In The Verifiers, Jane Pek introduced readers to the quirky, clever Claudia Lin: book-loving, bike-riding English major in search of a meaningful career. The Rivals picks up seven months into Claudia working for Veracity, a kind of "online-dating detective agency" in New York City that verifies the accuracy of user information fed into the ubiquitous, big-tech matchmakers that dominate the not-too-distant future Pek imagines for the series. Having solved a murder and uncovered a corporate conspiracy in the previous novel, Claudia is now unexpectedly co-owner of the agency with her former coworkers, Becks and Squirrel. Now, the three colleagues are in a tentative partnership while trying to figure out why the "Big Three" matchmaker companies are developing artificial-intelligence driven "synths" to mimic human users on their platforms--and to stop them from reaching whatever sinister goal they are racing toward. After all, as Claudia herself muses, "What sort of self-respecting detective story stalls out with: and they sat back to watch the bad guys continue on forever after?"

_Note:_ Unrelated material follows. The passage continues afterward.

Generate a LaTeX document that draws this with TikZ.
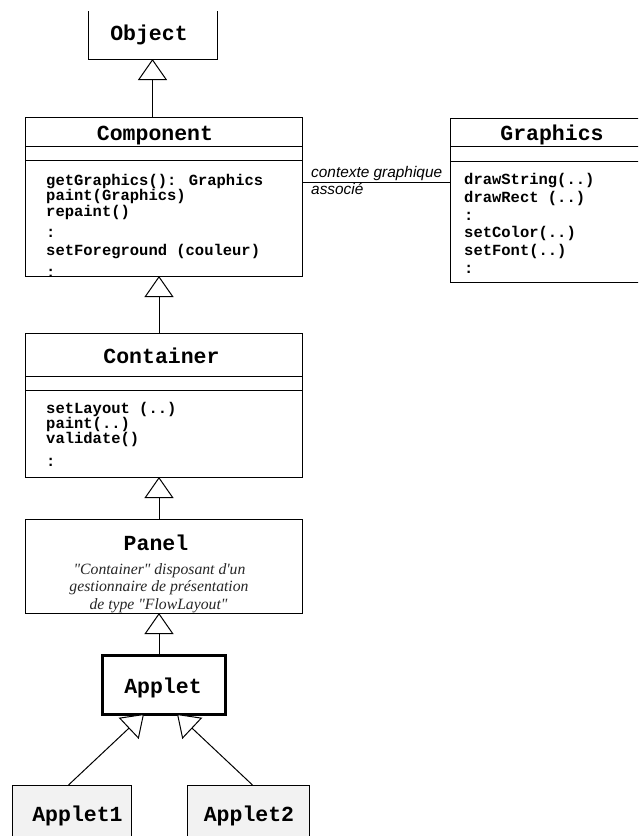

Where The Verifiers drew heavily on murder mystery tropes (Claudia is inspired by her favorite fictional detective, Inspector Yuan), The Rivals blends the murder mystery genre with the "pea-souper of the espionage narrative: double agents, secretive organizations, ongoing machinations for influence and control." The resulting genre cocktail is a testament to Pek's skill in building a story arc, at once aware of its tropes and seamlessly threading them into a tightly woven plot that grows ever more complex from start to cliffhanger finish.
Within this, Pek nestles timely and increasingly relevant questions about the role of technology in our everyday lives, the risk of sharing data without understanding (or even reading) privacy agreements, and the part that AI could--or perhaps already does--play in shaping our interactions both online and off. In the end, every good spy operates from the belief that "there's another world shifting beneath the one we all see, and that it might be possible to change it"--and Claudia and her coconspirators are no exception. With enough detail for those unfamiliar with Claudia's backstory to start in media res, and enough left unanswered to tease another novel featuring the beloved heroine, The Rivals is the best kind of second-in-a-series: the kind guaranteed to leave readers eager for more. --Kerry McHugh, freelance writer
Shelf Talker: The second in a series featuring a quirky, literary-loving heroine living out the genre tropes of murder mysteries and spy novels as she works to take on the nefarious plots of big tech matchmakers.